Professor Joanna Shapland
The BSC has always been a major element in my professional life. A long while ago, when a postdoctoral fellow at King’s College London, I found the monthly seminars at Mary Ward House in Bloomsbury a real lifeline and bonus to keep me up to date with new research and to inspire me, as well as an occasion to meet both academics and practitioners in London. Later, when I was Editor of the British Journal of Criminology, I was one of a small group of academics who decided to revive an annual conference for criminologists. The first of the new series of British Criminology Conferences was held at the University of Sheffield in 1987. We were worried at the time as to whether, given the theoretical splits in the 1980s, criminologists would want to come together, but were amazed and delighted at the response. We appealed to the University for more rooms and they gallantly found more space for us. I was Treasurer for the first three British Criminology Conferences, which definitely brought on the grey hairs, but which also cemented the need for criminologists to meet and to interact with practitioners and policymakers. More recently, I was on the Professional Affairs Committee – and that need to provide spaces and a forum for researchers, practitioners and policymakers to get together and explore what research can do is still vital, particularly in these times of austerity. Long may the BSC thrive!

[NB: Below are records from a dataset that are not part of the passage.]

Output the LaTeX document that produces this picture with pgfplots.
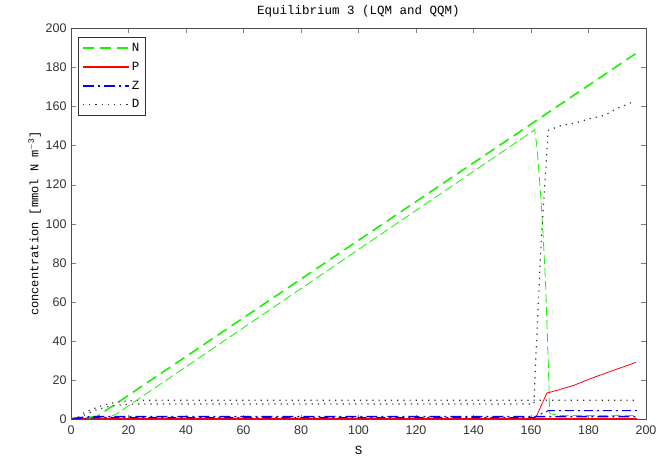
\documentclass[border=0pt]{standalone}
\usepackage{fontspec}
\setmainfont{Liberation Sans}
\newfontfamily\monof{Liberation Mono}
\usepackage{pgfplots}
\pgfplotsset{compat=1.18}
\definecolor{mgreen}{rgb}{0.1,0.95,0.0}
\begin{document}
\begin{tikzpicture}
\begin{axis}[
  scale only axis,
  width=575pt, height=391.5pt,
  at={(0,0)}, anchor=south west,
  xmin=0, xmax=200, ymin=0, ymax=200,
  xtick={0,20,...,200}, ytick={0,20,...,200},
  tick align=inside, major tick length=5pt,
  /pgf/number format/assume math mode=true,
  tick label style={font=\fontsize{12.5}{13}\selectfont, color=black!80},
  xticklabel style={yshift=-3pt},
  yticklabel style={xshift=-1pt},
  axis line style={black!70, line width=0.8pt},
  title={\monof\fontsize{12.5}{14}\selectfont Equilibrium 3 (LQM and QQM)},
  title style={yshift=1pt},
  xlabel={\monof\fontsize{12.5}{14}\selectfont S},
  ylabel={\monof\fontsize{12}{14}\selectfont concentration [mmol N m$^{\mathrm{-3}}$]},
  xlabel style={yshift=-4pt},
  ylabel style={yshift=-2pt},
  legend style={at={(0.012,0.977)}, anchor=north west, draw=black!80, line width=0.8pt,
    font=\monof\fontsize{12.5}{14}\selectfont, row sep=5pt, inner sep=4pt},
  legend cell align=left,
  legend image code/.code={\draw[#1] plot coordinates {(0pt,0pt) (24pt,0pt) (46pt,0pt)};},
]
% model A (thick)
\addplot[mgreen, line width=1.6pt, dash pattern=on 11pt off 6pt] coordinates {
(0.5,0.3) (9,1.5) (197,187.5)};
\addlegendentry{N}
\addplot[red, line width=1.6pt] coordinates {
(0.5,0.4) (197,0.4)};
\addlegendentry{P}
\addplot[blue, line width=1.6pt, dash pattern=on 11pt off 4pt on 2pt off 4pt] coordinates {
(0.5,0.5) (5,1.2) (10,1.5) (197,1.5)};
\addlegendentry{Z}
\addplot[black!80, line width=1.2pt, dash pattern=on 1.2pt off 5pt] coordinates {
(0.5,0) (2.5,1) (4,3) (7,5) (10,6.8) (14,8.3) (18,9.3) (24,9.8) (197,9.8)};
\addlegendentry{D}
% model B (thin)
\addplot[mgreen, line width=0.8pt, dash pattern=on 9pt off 4pt, forget plot] coordinates {
(0.5,0.3) (13,1) (16,3) (161.3,148) (162,140) (163,122) (164,100) (165,72) (166,30) (166.5,3) (170,2) (197,2)};
\addplot[red, line width=0.8pt, forget plot] coordinates {
(0.5,0.2) (161,0.2) (162,2) (165.5,13.5) (170,15.3) (175,17.5) (180,20.5) (185,23.2) (190,25.8) (196.5,29.2)};
\addplot[blue, line width=1.0pt, dash pattern=on 9pt off 4pt on 2pt off 4pt, forget plot] coordinates {
(0.5,0.3) (10,1) (161,1) (163,2.5) (166,4.5) (197,4.5)};
\addplot[black!80, line width=1.2pt, dash pattern=on 1.2pt off 5pt, forget plot] coordinates {
(0.5,0) (3,1) (5,2.5) (8,4.5) (12,6.3) (16,7.3) (22,7.9) (161,7.9) (161.3,19) (163.5,90) (166,147.7) (170.7,150.3) (175.3,151.4) (180.5,153.7) (185.7,155.4) (189.8,158.8) (196.2,162.7)};
\end{axis}
\pgfresetboundingbox
\path[use as bounding box] (-71pt,-39.5pt) rectangle (601pt,419.5pt);
\end{tikzpicture}
\end{document}
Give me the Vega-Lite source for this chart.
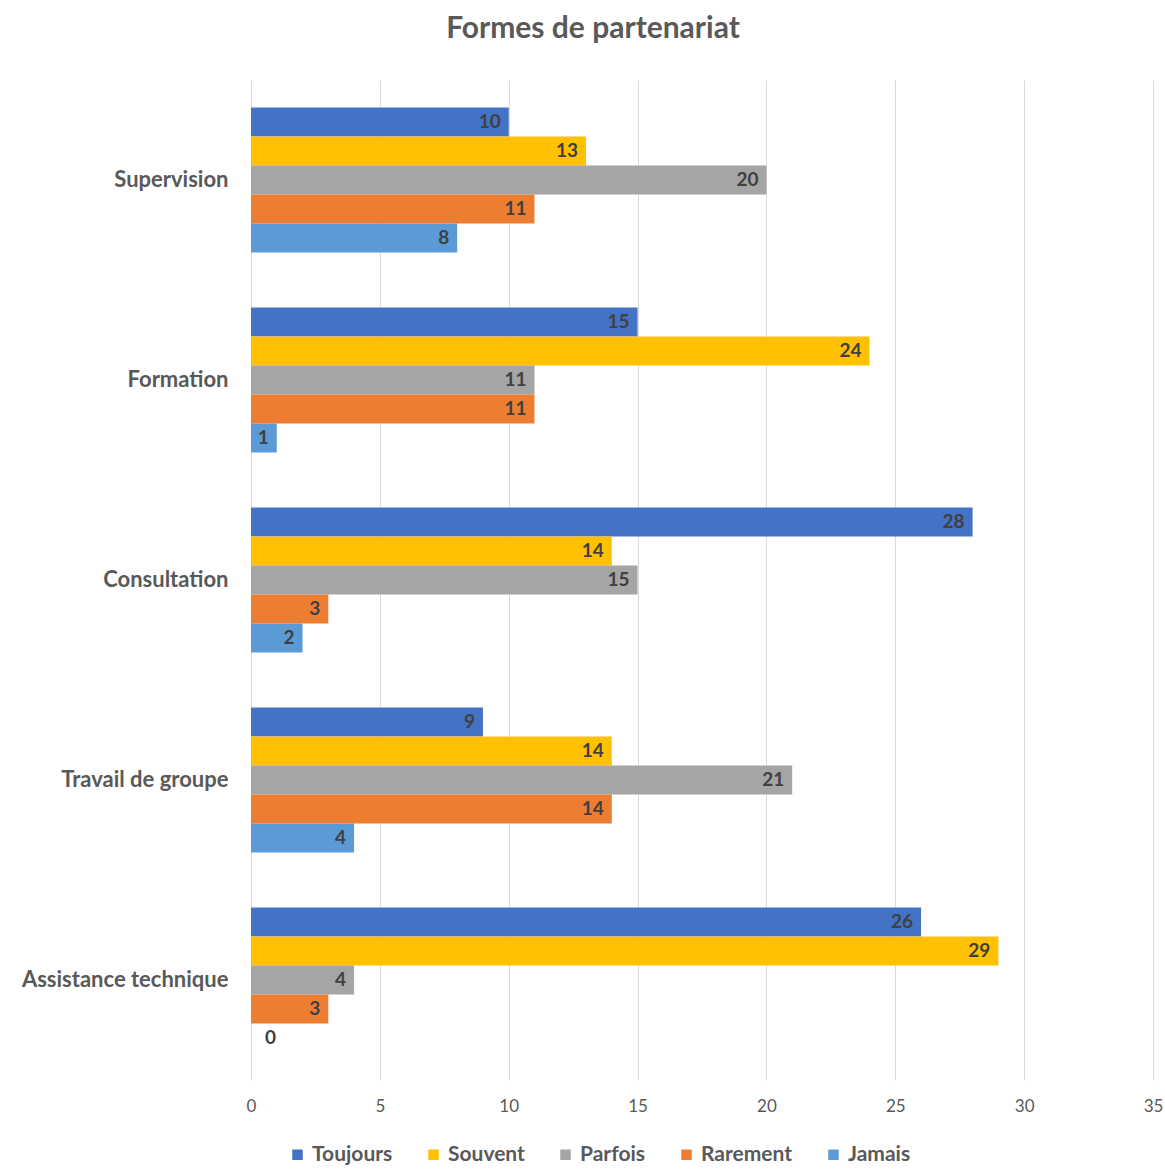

I have always been slightly eclectic in pursuing a number of lines of research at the same time. The thread running through them has been how lay people interact with criminal justice, more recently comparatively in different countries. My long-term interest in victims of crime, the way they are treated and the role they should have in different legal systems continues and has diversified into a fascination with the processes of restorative justice and how they compare to more traditional criminal justice. I directed the national evaluation of restorative justice with colleagues at the University of Sheffield, focusing on adult offenders who had committed serious offences. At the same time, I was working with Tony Bottoms on the Sheffield Desistance Study, which focused upon a group of mostly persistent young adult offenders initially aged 19-22, followed for around four years. This was looking at the early stages of desistance and, as scholars round the world are becoming interested in desistance, it will be very interesting to see whether the processes involved are similar in early and later desistance and depending upon the age at which people desist. Doing the two studies at the same time and more recently looking at good practice in probation one-to-one supervision has focused my attention on potential links between restorative justice and desistance. Both are also relevant to a new project, with Adam Crawford of the University of Leeds, on developing restorative policing so that it is attuned to victim needs.